COLLECTED MATERIAL
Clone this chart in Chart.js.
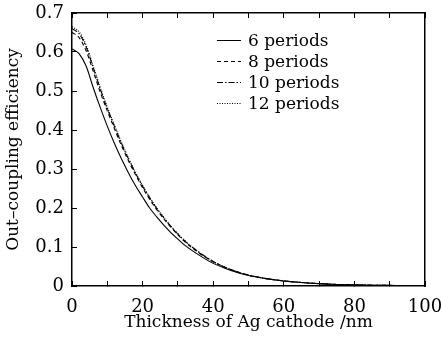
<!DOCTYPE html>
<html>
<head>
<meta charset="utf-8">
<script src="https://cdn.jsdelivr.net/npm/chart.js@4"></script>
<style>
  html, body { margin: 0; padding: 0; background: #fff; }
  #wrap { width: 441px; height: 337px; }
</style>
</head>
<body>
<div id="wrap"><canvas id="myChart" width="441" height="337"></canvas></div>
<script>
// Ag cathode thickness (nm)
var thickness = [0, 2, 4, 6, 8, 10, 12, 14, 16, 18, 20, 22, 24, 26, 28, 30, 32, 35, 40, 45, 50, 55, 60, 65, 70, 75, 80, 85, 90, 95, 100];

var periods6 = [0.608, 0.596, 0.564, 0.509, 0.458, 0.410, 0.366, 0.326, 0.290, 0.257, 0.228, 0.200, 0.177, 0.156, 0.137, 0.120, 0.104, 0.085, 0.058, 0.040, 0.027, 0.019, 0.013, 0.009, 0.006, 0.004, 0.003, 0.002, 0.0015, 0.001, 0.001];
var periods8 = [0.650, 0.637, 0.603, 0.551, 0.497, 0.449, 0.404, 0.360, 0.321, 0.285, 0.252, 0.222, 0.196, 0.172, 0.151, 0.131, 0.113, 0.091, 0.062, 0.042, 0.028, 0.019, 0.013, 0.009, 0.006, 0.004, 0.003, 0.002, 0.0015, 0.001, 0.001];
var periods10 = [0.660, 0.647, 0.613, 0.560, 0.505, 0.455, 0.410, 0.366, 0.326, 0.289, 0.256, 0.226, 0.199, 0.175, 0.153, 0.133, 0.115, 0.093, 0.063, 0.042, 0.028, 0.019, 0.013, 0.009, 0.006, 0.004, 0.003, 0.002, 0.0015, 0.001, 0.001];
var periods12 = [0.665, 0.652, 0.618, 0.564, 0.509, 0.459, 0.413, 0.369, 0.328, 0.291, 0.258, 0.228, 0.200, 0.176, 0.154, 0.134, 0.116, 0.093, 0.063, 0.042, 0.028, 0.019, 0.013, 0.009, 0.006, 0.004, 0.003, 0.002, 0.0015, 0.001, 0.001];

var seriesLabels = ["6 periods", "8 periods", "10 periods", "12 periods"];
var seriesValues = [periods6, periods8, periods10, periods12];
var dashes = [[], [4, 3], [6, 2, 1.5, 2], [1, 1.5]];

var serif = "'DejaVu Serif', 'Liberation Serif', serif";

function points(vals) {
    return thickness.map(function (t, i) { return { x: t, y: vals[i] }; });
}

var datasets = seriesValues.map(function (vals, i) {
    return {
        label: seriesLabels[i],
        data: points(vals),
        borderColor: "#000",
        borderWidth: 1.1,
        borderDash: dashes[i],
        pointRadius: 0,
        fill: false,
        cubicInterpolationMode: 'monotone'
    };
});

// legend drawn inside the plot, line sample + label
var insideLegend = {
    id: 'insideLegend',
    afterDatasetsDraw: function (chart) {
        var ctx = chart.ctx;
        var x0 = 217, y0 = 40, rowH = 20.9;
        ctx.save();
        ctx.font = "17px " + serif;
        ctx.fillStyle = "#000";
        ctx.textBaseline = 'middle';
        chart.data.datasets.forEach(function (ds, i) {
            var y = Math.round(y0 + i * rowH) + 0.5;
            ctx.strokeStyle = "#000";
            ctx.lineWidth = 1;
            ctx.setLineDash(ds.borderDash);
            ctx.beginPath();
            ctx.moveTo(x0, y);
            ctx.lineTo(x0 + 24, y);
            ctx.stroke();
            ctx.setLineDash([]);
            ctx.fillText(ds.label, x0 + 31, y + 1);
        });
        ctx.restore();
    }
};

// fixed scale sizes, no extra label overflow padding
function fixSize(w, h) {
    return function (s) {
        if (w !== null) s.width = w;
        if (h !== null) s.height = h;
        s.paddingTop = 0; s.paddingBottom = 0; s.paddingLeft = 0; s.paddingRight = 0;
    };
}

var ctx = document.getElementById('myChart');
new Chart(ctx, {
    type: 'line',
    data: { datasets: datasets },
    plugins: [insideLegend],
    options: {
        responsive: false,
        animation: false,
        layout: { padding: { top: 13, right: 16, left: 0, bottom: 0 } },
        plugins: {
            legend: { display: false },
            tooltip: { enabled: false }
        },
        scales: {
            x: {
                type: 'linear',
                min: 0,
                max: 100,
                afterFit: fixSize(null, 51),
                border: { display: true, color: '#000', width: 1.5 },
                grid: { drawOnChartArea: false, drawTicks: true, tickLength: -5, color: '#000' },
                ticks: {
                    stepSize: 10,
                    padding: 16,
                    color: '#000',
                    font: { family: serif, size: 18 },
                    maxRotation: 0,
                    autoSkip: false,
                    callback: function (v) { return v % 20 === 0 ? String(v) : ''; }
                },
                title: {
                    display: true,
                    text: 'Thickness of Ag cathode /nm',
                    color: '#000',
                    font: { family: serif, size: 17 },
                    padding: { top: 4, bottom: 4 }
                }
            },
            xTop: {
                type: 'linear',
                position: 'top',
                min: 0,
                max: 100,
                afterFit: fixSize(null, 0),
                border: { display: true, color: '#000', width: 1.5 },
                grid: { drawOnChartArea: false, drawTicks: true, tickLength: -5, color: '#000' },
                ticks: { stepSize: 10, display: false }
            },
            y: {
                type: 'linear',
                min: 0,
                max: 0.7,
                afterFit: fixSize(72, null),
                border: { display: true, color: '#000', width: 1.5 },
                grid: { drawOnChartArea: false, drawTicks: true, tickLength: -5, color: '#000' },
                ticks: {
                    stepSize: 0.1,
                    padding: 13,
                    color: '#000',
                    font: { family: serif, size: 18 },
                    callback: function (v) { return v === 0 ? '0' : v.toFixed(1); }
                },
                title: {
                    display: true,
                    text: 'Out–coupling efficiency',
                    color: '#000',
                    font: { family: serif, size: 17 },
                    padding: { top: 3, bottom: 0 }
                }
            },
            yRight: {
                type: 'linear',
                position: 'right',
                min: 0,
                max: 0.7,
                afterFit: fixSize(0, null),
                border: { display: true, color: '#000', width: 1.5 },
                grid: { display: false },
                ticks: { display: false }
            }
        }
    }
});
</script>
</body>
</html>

TASK REQUIREMENTS
Reproduce each line exactly as it appears, omitting the pictures.

ANSWER TO THE EXERCISE
Clone this chart in Chart.js.
<!DOCTYPE html>
<html>
<head>
<meta charset="utf-8">
<script src="https://cdn.jsdelivr.net/npm/chart.js@4"></script>
<style>
  html, body { margin: 0; padding: 0; background: #fff; }
  #wrap { width: 441px; height: 337px; }
</style>
</head>
<body>
<div id="wrap"><canvas id="myChart" width="441" height="337"></canvas></div>
<script>
// Ag cathode thickness (nm)
var thickness = [0, 2, 4, 6, 8, 10, 12, 14, 16, 18, 20, 22, 24, 26, 28, 30, 32, 35, 40, 45, 50, 55, 60, 65, 70, 75, 80, 85, 90, 95, 100];

var periods6 = [0.608, 0.596, 0.564, 0.509, 0.458, 0.410, 0.366, 0.326, 0.290, 0.257, 0.228, 0.200, 0.177, 0.156, 0.137, 0.120, 0.104, 0.085, 0.058, 0.040, 0.027, 0.019, 0.013, 0.009, 0.006, 0.004, 0.003, 0.002, 0.0015, 0.001, 0.001];
var periods8 = [0.650, 0.637, 0.603, 0.551, 0.497, 0.449, 0.404, 0.360, 0.321, 0.285, 0.252, 0.222, 0.196, 0.172, 0.151, 0.131, 0.113, 0.091, 0.062, 0.042, 0.028, 0.019, 0.013, 0.009, 0.006, 0.004, 0.003, 0.002, 0.0015, 0.001, 0.001];
var periods10 = [0.660, 0.647, 0.613, 0.560, 0.505, 0.455, 0.410, 0.366, 0.326, 0.289, 0.256, 0.226, 0.199, 0.175, 0.153, 0.133, 0.115, 0.093, 0.063, 0.042, 0.028, 0.019, 0.013, 0.009, 0.006, 0.004, 0.003, 0.002, 0.0015, 0.001, 0.001];
var periods12 = [0.665, 0.652, 0.618, 0.564, 0.509, 0.459, 0.413, 0.369, 0.328, 0.291, 0.258, 0.228, 0.200, 0.176, 0.154, 0.134, 0.116, 0.093, 0.063, 0.042, 0.028, 0.019, 0.013, 0.009, 0.006, 0.004, 0.003, 0.002, 0.0015, 0.001, 0.001];

var seriesLabels = ["6 periods", "8 periods", "10 periods", "12 periods"];
var seriesValues = [periods6, periods8, periods10, periods12];
var dashes = [[], [4, 3], [6, 2, 1.5, 2], [1, 1.5]];

var serif = "'DejaVu Serif', 'Liberation Serif', serif";

function points(vals) {
    return thickness.map(function (t, i) { return { x: t, y: vals[i] }; });
}

var datasets = seriesValues.map(function (vals, i) {
    return {
        label: seriesLabels[i],
        data: points(vals),
        borderColor: "#000",
        borderWidth: 1.1,
        borderDash: dashes[i],
        pointRadius: 0,
        fill: false,
        cubicInterpolationMode: 'monotone'
    };
});

// legend drawn inside the plot, line sample + label
var insideLegend = {
    id: 'insideLegend',
    afterDatasetsDraw: function (chart) {
        var ctx = chart.ctx;
        var x0 = 217, y0 = 40, rowH = 20.9;
        ctx.save();
        ctx.font = "17px " + serif;
        ctx.fillStyle = "#000";
        ctx.textBaseline = 'middle';
        chart.data.datasets.forEach(function (ds, i) {
            var y = Math.round(y0 + i * rowH) + 0.5;
            ctx.strokeStyle = "#000";
            ctx.lineWidth = 1;
            ctx.setLineDash(ds.borderDash);
            ctx.beginPath();
            ctx.moveTo(x0, y);
            ctx.lineTo(x0 + 24, y);
            ctx.stroke();
            ctx.setLineDash([]);
            ctx.fillText(ds.label, x0 + 31, y + 1);
        });
        ctx.restore();
    }
};

// fixed scale sizes, no extra label overflow padding
function fixSize(w, h) {
    return function (s) {
        if (w !== null) s.width = w;
        if (h !== null) s.height = h;
        s.paddingTop = 0; s.paddingBottom = 0; s.paddingLeft = 0; s.paddingRight = 0;
    };
}

var ctx = document.getElementById('myChart');
new Chart(ctx, {
    type: 'line',
    data: { datasets: datasets },
    plugins: [insideLegend],
    options: {
        responsive: false,
        animation: false,
        layout: { padding: { top: 13, right: 16, left: 0, bottom: 0 } },
        plugins: {
            legend: { display: false },
            tooltip: { enabled: false }
        },
        scales: {
            x: {
                type: 'linear',
                min: 0,
                max: 100,
                afterFit: fixSize(null, 51),
                border: { display: true, color: '#000', width: 1.5 },
                grid: { drawOnChartArea: false, drawTicks: true, tickLength: -5, color: '#000' },
                ticks: {
                    stepSize: 10,
                    padding: 16,
                    color: '#000',
                    font: { family: serif, size: 18 },
                    maxRotation: 0,
                    autoSkip: false,
                    callback: function (v) { return v % 20 === 0 ? String(v) : ''; }
                },
                title: {
                    display: true,
                    text: 'Thickness of Ag cathode /nm',
                    color: '#000',
                    font: { family: serif, size: 17 },
                    padding: { top: 4, bottom: 4 }
                }
            },
            xTop: {
                type: 'linear',
                position: 'top',
                min: 0,
                max: 100,
                afterFit: fixSize(null, 0),
                border: { display: true, color: '#000', width: 1.5 },
                grid: { drawOnChartArea: false, drawTicks: true, tickLength: -5, color: '#000' },
                ticks: { stepSize: 10, display: false }
            },
            y: {
                type: 'linear',
                min: 0,
                max: 0.7,
                afterFit: fixSize(72, null),
                border: { display: true, color: '#000', width: 1.5 },
                grid: { drawOnChartArea: false, drawTicks: true, tickLength: -5, color: '#000' },
                ticks: {
                    stepSize: 0.1,
                    padding: 13,
                    color: '#000',
                    font: { family: serif, size: 18 },
                    callback: function (v) { return v === 0 ? '0' : v.toFixed(1); }
                },
                title: {
                    display: true,
                    text: 'Out–coupling efficiency',
                    color: '#000',
                    font: { family: serif, size: 17 },
                    padding: { top: 3, bottom: 0 }
                }
            },
            yRight: {
                type: 'linear',
                position: 'right',
                min: 0,
                max: 0.7,
                afterFit: fixSize(0, null),
                border: { display: true, color: '#000', width: 1.5 },
                grid: { display: false },
                ticks: { display: false }
            }
        }
    }
});
</script>
</body>
</html>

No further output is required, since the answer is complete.